We have seen that the gradient and the y-intercept of a straight line are what make it special. In order to represent circles, we need to acknowledge that the following make one circle different from another:
- the center (two circles can have the same size but a different offset)

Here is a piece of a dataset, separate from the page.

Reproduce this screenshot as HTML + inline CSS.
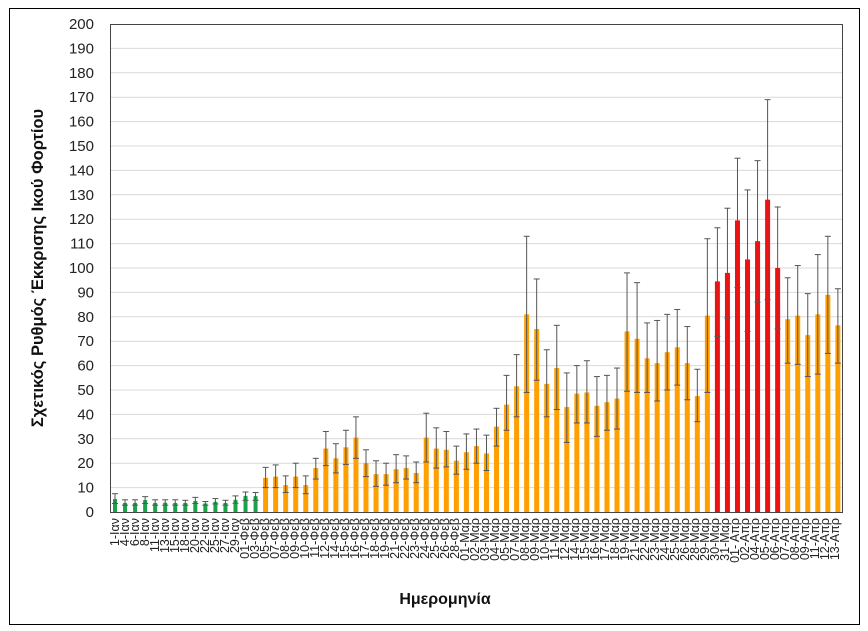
<!DOCTYPE html>
<html><head><meta charset="utf-8"><style>
html,body{margin:0;padding:0;background:#fff;}
svg{display:block;font-family:"Liberation Sans","DejaVu Sans",sans-serif;}
</style></head><body>
<svg id="c" width="868" height="631" xmlns="http://www.w3.org/2000/svg">
<rect x="9.5" y="8.5" width="850" height="616" fill="#fff" stroke="#000" stroke-width="1"/>
<g id="grid"></g>
<g font-size="15" fill="#222" text-anchor="end">
<text x="94" y="29">200</text><text x="94" y="53.4">190</text><text x="94" y="77.8">180</text><text x="94" y="102.2">170</text><text x="94" y="126.6">160</text><text x="94" y="151">150</text><text x="94" y="175.4">140</text><text x="94" y="199.8">130</text><text x="94" y="224.2">120</text><text x="94" y="248.6">110</text><text x="94" y="273">100</text><text x="94" y="297.4">90</text><text x="94" y="321.8">80</text><text x="94" y="346.2">70</text><text x="94" y="370.6">60</text><text x="94" y="395">50</text><text x="94" y="419.4">40</text><text x="94" y="443.8">30</text><text x="94" y="468.2">20</text><text x="94" y="492.6">10</text><text x="94" y="517">0</text>
</g>
<text transform="translate(43,268) rotate(-90)" text-anchor="middle" font-size="16.5" font-weight="bold" fill="#111">Σχετικός Ρυθμός Έκκρισης Ικού Φορτίου</text>
<text x="445" y="604" text-anchor="middle" font-size="16" font-weight="bold" fill="#111">Ημερομηνία</text>
<g id="bars"></g>
<g id="xl" font-size="12.5" fill="#222" text-anchor="end">
<text transform="translate(119,518) rotate(-90)">1-Ιαν</text>
<text transform="translate(129,518) rotate(-90)">4-Ιαν</text>
<text transform="translate(139,518) rotate(-90)">6-Ιαν</text>
<text transform="translate(149,518) rotate(-90)">8-Ιαν</text>
<text transform="translate(159,518) rotate(-90)">11-Ιαν</text>
<text transform="translate(169,518) rotate(-90)">13-Ιαν</text>
<text transform="translate(179,518) rotate(-90)">15-Ιαν</text>
<text transform="translate(189,518) rotate(-90)">18-Ιαν</text>
<text transform="translate(199,518) rotate(-90)">20-Ιαν</text>
<text transform="translate(209,518) rotate(-90)">22-Ιαν</text>
<text transform="translate(219,518) rotate(-90)">25-Ιαν</text>
<text transform="translate(229,518) rotate(-90)">27-Ιαν</text>
<text transform="translate(239,518) rotate(-90)">29-Ιαν</text>
<text transform="translate(249,518) rotate(-90)">01-Φεβ</text>
<text transform="translate(259,518) rotate(-90)">03-Φεβ</text>
<text transform="translate(269,518) rotate(-90)">05-Φεβ</text>
<text transform="translate(279,518) rotate(-90)">07-Φεβ</text>
<text transform="translate(289,518) rotate(-90)">08-Φεβ</text>
<text transform="translate(299,518) rotate(-90)">09-Φεβ</text>
<text transform="translate(309,518) rotate(-90)">10-Φεβ</text>
<text transform="translate(319,518) rotate(-90)">11-Φεβ</text>
<text transform="translate(329,518) rotate(-90)">12-Φεβ</text>
<text transform="translate(339,518) rotate(-90)">14-Φεβ</text>
<text transform="translate(349,518) rotate(-90)">15-Φεβ</text>
<text transform="translate(359,518) rotate(-90)">16-Φεβ</text>
<text transform="translate(369,518) rotate(-90)">17-Φεβ</text>
<text transform="translate(379,518) rotate(-90)">18-Φεβ</text>
<text transform="translate(389,518) rotate(-90)">19-Φεβ</text>
<text transform="translate(399,518) rotate(-90)">21-Φεβ</text>
<text transform="translate(409,518) rotate(-90)">22-Φεβ</text>
<text transform="translate(419,518) rotate(-90)">23-Φεβ</text>
<text transform="translate(429,518) rotate(-90)">24-Φεβ</text>
<text transform="translate(439,518) rotate(-90)">25-Φεβ</text>
<text transform="translate(449,518) rotate(-90)">26-Φεβ</text>
<text transform="translate(459,518) rotate(-90)">28-Φεβ</text>
<text transform="translate(469,518) rotate(-90)">01-Μαρ</text>
<text transform="translate(479,518) rotate(-90)">02-Μαρ</text>
<text transform="translate(489,518) rotate(-90)">03-Μαρ</text>
<text transform="translate(499,518) rotate(-90)">04-Μαρ</text>
<text transform="translate(509,518) rotate(-90)">05-Μαρ</text>
<text transform="translate(519,518) rotate(-90)">07-Μαρ</text>
<text transform="translate(529,518) rotate(-90)">08-Μαρ</text>
<text transform="translate(539,518) rotate(-90)">09-Μαρ</text>
<text transform="translate(549,518) rotate(-90)">10-Μαρ</text>
<text transform="translate(559,518) rotate(-90)">11-Μαρ</text>
<text transform="translate(569,518) rotate(-90)">12-Μαρ</text>
<text transform="translate(579,518) rotate(-90)">14-Μαρ</text>
<text transform="translate(589,518) rotate(-90)">15-Μαρ</text>
<text transform="translate(599,518) rotate(-90)">16-Μαρ</text>
<text transform="translate(609,518) rotate(-90)">17-Μαρ</text>
<text transform="translate(619,518) rotate(-90)">18-Μαρ</text>
<text transform="translate(629,518) rotate(-90)">19-Μαρ</text>
<text transform="translate(639,518) rotate(-90)">21-Μαρ</text>
<text transform="translate(649,518) rotate(-90)">22-Μαρ</text>
<text transform="translate(659,518) rotate(-90)">23-Μαρ</text>
<text transform="translate(669,518) rotate(-90)">24-Μαρ</text>
<text transform="translate(679,518) rotate(-90)">25-Μαρ</text>
<text transform="translate(689,518) rotate(-90)">26-Μαρ</text>
<text transform="translate(699,518) rotate(-90)">28-Μαρ</text>
<text transform="translate(709,518) rotate(-90)">29-Μαρ</text>
<text transform="translate(719,518) rotate(-90)">30-Μαρ</text>
<text transform="translate(729,518) rotate(-90)">31-Μαρ</text>
<text transform="translate(739,518) rotate(-90)">01- Απρ</text>
<text transform="translate(749,518) rotate(-90)">02-Απρ</text>
<text transform="translate(759,518) rotate(-90)">04-Απρ</text>
<text transform="translate(769,518) rotate(-90)">05-Απρ</text>
<text transform="translate(779,518) rotate(-90)">06-Απρ</text>
<text transform="translate(789,518) rotate(-90)">07-Απρ</text>
<text transform="translate(799,518) rotate(-90)">08-Απρ</text>
<text transform="translate(809,518) rotate(-90)">09-Απρ</text>
<text transform="translate(819,518) rotate(-90)">11-Απρ</text>
<text transform="translate(829,518) rotate(-90)">12-Απρ</text>
<text transform="translate(839,518) rotate(-90)">13-Απρ</text>
</g>
<rect x="110.5" y="24.5" width="732" height="488" fill="none" stroke="#444" stroke-width="1"/>
</svg>
<script>
var NS="http://www.w3.org/2000/svg";
function el(p,t,a){var e=document.createElementNS(NS,t);for(var k in a)e.setAttribute(k,a[k]);p.appendChild(e);return e;}
var g=document.getElementById("grid");
for(var i=1;i<20;i++){var y=512-i*24.4;el(g,"line",{x1:111,x2:842,y1:y,y2:y,stroke:"#d9d9d9","stroke-width":1});}
var d=[[5.3,3.5,7.5],[3.7,2.8,5],[3.7,2.8,5],[4.9,3.5,6.3],[3.7,2.8,5],[3.8,2.8,5],[3.7,2.8,5],[3.7,2.8,4.8],[4.5,3.5,6],[3.5,2.8,4.3],[4.2,3.3,5.5],[3.7,2.8,4.8],[5,3.6,6.6],[6.6,4.8,8.2],[6.5,4.8,8],
[14,10,18.3],[14.5,10,19.3],[11,8,14.8],[14.5,10,20],[11,7.5,14.8],[18,13.5,22],[26,19,33],[22,16,28],[26.5,19.5,33.5],[30.5,22,39],[20,14.5,25.5],[15.5,10.5,21],[15.5,11,20],[17.5,12,23.5],[18,13.5,23],[16,12,20.5],[30.5,20.5,40.5],[26,18,34.5],[25.5,18.5,33],[21,15.5,27],
[24.5,17.5,32],[27,20,34],[24,17,31.5],[35,27,42.5],[44,33.5,56],[51.5,39,64.5],[81,49,113],[75,54,95.5],[52.5,39,66.5],[59,42,76.5],[43,28.5,57],[48.5,36.5,60],[49,36.5,62],[43.5,31,55.5],[45,33.5,56],[46.5,34,59],[74,49.5,98],[71,49,94],[63,49,77.5],[61,45.5,78.5],[65.5,50,81],[67.5,52,83],[61,46,76],[47.5,37,58.5],[80.5,49,112],
[94.5,72,116.5],[98,79.5,124.5],[119.5,92,145],[103.5,74,132],[111,86,144],[128,87,169],[100,75,125],
[79,61,96],[80.5,60.5,101],[72.5,55.5,89.5],[81,56.5,105.5],[89,65,113],[76.5,61,91.5]];
var b=document.getElementById("bars");
function Y(v){return 512-v*2.44;}
d.forEach(function(r,i){
 var cx=115+i*10.04;
 var col=i<15?"#1aa34a":(i>=60&&i<67?"#ee1111":"#ff9f00");
 var w=i<15?4:5;
 el(b,"rect",{x:cx-w/2,y:Y(r[0]),width:w,height:r[0]*2.44,fill:col});
 var s={stroke:"#555","stroke-width":1};
 el(b,"line",Object.assign({x1:cx,x2:cx,y1:Y(r[1]),y2:Y(r[2])},s));
 el(b,"line",Object.assign({x1:cx-3,x2:cx+3,y1:Y(r[1]),y2:Y(r[1])},s));
 el(b,"line",Object.assign({x1:cx-3,x2:cx+3,y1:Y(r[2]),y2:Y(r[2])},s));
});
</script>
</body></html>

- the radius (concentric circles have the same center but different radius)
The standard form
Given that a circle has a center $(a,b)$ and radius $r$ units, the standard form of the equation of the circle is: $$ \begin{equation}\begin{aligned} (x-a)^2+(y-b)^2=r^2\\ \end{aligned}\end{equation} $$
Challenge
Determine the center and radius of the following circles:
- $(x-1)^2+(y-3)^2=25$
- $(x+10)^2+(y-2)^2=36$
- $(x-7)^2+(y-4)^2=100$
- $(x-1)^2+(y+4)^2=\pi^2$
- $(x-9)^2+(y-1)^2=14$
The general form
When we expand the standard form and transpose all values to the one side of the equal sign, we get the general form: $$ \begin{equation}\begin{aligned} x^2+2fx+y^2+2gy+c=0\\ \end{aligned}\end{equation} $$
We can convert this to the standard equation by completing the squares or by rewriting from the formula: $$ \begin{equation}\begin{aligned} r^2=f^2+g^2-c\\ \end{aligned}\end{equation} $$
Where we get $f$ and $g$ from respectively dividing the coefficients of $x$ and $y$ by two ($2$). The center will be $(-f,-g)$.